Look through the records below and collect all lines that hold the string "this".
>> START INFORMATION GIVEN
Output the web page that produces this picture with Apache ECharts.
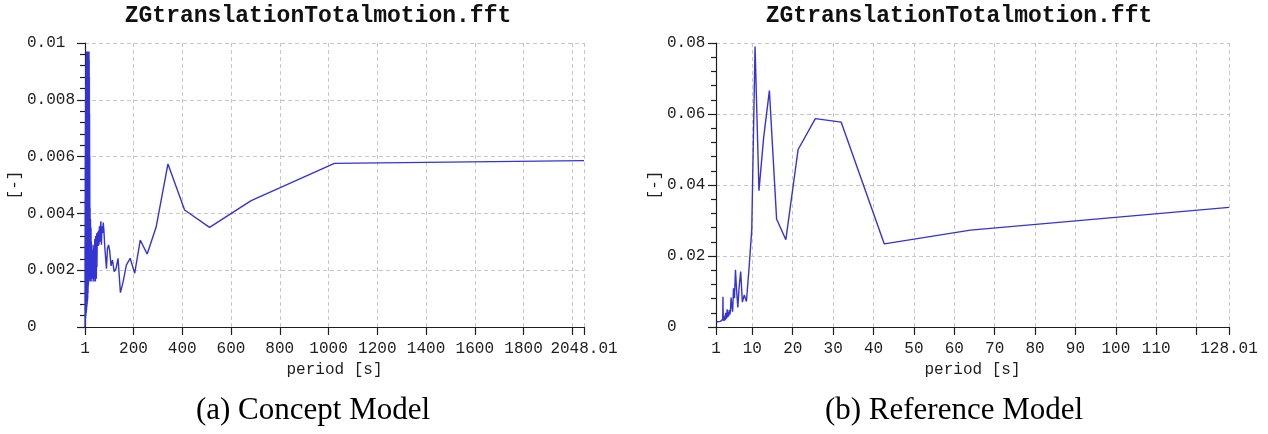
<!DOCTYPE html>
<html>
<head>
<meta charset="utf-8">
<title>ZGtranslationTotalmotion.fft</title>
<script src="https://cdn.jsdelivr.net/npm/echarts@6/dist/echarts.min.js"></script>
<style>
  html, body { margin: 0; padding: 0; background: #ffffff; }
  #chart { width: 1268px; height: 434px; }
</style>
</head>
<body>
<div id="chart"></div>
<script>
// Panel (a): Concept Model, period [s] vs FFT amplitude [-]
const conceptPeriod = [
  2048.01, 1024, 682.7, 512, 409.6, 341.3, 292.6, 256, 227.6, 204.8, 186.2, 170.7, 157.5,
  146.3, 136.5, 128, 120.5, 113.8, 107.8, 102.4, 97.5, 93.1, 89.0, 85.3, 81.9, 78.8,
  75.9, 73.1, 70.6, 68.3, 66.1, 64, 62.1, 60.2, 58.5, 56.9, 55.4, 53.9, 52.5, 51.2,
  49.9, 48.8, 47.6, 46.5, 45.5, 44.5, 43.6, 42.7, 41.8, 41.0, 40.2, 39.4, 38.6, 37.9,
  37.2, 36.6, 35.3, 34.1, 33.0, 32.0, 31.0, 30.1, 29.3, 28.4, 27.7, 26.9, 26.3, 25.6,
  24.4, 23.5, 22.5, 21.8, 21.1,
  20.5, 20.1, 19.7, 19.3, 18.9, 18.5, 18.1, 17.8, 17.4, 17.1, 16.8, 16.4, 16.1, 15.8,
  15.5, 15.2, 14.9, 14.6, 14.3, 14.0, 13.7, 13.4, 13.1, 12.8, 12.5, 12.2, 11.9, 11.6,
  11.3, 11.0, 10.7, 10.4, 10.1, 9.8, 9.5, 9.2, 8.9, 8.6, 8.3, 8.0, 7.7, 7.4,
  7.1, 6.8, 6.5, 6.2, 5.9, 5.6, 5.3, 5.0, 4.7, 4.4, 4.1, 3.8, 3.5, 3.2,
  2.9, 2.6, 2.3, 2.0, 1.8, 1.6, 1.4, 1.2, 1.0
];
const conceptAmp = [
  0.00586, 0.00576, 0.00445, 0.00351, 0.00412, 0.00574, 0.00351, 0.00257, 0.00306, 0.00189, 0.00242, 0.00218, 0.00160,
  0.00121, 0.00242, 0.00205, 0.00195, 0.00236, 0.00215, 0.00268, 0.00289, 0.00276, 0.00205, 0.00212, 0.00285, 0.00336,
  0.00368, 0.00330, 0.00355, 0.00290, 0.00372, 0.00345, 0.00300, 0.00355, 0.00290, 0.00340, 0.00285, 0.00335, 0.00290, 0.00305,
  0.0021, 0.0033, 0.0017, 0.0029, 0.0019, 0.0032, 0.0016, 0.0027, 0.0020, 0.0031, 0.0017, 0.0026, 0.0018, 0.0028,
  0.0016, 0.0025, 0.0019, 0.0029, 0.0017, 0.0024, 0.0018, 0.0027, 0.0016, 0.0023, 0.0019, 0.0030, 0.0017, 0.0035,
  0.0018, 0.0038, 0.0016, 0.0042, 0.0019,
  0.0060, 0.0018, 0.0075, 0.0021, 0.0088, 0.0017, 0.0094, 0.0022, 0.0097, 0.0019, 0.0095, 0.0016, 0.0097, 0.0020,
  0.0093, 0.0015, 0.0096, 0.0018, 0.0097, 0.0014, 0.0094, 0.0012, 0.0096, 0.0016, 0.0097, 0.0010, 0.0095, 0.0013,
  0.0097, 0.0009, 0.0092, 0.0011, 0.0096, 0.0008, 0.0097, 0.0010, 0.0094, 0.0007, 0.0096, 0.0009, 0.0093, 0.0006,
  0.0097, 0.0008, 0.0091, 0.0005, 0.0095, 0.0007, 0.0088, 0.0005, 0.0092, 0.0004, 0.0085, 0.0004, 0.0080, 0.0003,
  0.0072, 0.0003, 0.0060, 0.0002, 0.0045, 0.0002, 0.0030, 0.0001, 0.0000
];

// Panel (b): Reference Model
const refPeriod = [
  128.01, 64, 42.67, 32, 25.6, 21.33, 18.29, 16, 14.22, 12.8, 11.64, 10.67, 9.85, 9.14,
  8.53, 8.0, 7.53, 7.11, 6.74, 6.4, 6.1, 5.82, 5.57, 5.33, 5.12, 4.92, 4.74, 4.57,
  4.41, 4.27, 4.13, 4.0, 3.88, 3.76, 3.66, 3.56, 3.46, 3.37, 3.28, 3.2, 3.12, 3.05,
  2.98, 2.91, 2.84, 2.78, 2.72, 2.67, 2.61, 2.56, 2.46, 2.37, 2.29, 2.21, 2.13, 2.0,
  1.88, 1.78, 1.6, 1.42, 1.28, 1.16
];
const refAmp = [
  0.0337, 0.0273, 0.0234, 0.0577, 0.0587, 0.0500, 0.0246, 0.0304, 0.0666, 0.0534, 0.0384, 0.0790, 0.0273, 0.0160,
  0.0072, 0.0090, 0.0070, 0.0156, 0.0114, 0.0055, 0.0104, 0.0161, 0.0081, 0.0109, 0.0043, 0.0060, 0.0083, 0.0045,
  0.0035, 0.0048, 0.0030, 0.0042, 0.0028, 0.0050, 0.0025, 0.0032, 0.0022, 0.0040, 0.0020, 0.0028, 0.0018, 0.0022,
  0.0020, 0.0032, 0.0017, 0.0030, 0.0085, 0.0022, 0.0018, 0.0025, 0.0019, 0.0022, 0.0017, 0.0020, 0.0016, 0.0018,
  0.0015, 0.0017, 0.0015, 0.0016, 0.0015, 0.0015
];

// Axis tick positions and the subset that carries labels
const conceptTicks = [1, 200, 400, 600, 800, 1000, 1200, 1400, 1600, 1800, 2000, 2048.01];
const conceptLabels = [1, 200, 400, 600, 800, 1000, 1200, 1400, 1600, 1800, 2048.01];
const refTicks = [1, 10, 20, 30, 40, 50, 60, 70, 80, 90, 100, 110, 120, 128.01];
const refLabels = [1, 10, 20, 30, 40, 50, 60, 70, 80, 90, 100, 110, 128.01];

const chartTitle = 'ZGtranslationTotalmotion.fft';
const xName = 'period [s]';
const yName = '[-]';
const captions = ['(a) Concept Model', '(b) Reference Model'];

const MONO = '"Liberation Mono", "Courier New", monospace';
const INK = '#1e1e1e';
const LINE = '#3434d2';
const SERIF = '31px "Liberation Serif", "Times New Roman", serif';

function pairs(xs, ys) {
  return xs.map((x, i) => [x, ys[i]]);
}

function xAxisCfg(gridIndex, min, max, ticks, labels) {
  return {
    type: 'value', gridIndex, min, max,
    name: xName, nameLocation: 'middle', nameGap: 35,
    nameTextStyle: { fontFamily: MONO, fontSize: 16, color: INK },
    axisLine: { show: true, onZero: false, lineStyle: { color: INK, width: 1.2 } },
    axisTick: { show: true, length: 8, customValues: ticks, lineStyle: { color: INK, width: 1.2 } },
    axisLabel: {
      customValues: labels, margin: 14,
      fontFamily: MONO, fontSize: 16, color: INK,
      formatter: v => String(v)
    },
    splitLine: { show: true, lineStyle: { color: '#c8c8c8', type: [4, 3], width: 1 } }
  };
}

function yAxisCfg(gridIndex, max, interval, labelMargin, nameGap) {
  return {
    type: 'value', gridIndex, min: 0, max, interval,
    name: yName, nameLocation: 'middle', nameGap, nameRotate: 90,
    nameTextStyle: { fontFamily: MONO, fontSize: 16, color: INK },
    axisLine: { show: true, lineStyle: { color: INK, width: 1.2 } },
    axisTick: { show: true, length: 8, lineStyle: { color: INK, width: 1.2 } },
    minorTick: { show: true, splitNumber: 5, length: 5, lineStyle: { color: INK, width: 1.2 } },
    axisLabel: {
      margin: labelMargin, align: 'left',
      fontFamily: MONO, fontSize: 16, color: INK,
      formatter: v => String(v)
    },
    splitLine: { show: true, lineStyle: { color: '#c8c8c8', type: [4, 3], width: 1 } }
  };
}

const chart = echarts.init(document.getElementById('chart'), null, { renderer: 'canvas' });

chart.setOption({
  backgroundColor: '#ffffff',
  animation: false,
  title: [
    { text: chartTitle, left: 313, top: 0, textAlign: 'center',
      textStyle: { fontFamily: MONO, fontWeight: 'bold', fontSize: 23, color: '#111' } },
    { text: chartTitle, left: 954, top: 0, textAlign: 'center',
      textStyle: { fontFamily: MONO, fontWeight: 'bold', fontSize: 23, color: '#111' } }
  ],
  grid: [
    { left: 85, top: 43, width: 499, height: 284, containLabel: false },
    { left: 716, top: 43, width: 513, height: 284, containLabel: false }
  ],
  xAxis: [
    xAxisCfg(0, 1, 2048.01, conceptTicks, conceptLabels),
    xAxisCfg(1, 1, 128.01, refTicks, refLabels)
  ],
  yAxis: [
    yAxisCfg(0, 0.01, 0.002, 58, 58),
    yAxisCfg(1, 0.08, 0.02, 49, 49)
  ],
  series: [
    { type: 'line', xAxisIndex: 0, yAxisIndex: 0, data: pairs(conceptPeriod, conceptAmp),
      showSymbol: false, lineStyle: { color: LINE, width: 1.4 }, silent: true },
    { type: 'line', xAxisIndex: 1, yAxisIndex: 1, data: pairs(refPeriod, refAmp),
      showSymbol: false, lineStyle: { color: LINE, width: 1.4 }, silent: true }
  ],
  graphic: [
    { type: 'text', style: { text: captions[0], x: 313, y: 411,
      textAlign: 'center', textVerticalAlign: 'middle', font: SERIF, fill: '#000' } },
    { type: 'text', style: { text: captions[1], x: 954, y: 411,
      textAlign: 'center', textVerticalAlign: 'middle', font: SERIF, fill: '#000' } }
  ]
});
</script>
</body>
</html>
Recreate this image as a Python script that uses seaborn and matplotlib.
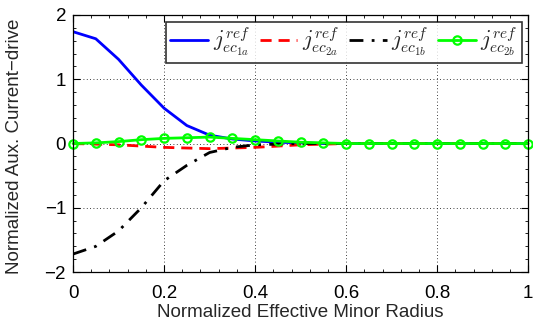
>> END INFORMATION GIVEN
EXERCISE RESPONSE -
Output the web page that produces this picture with Apache ECharts.
Recreate this image as a Python script that uses seaborn and matplotlib.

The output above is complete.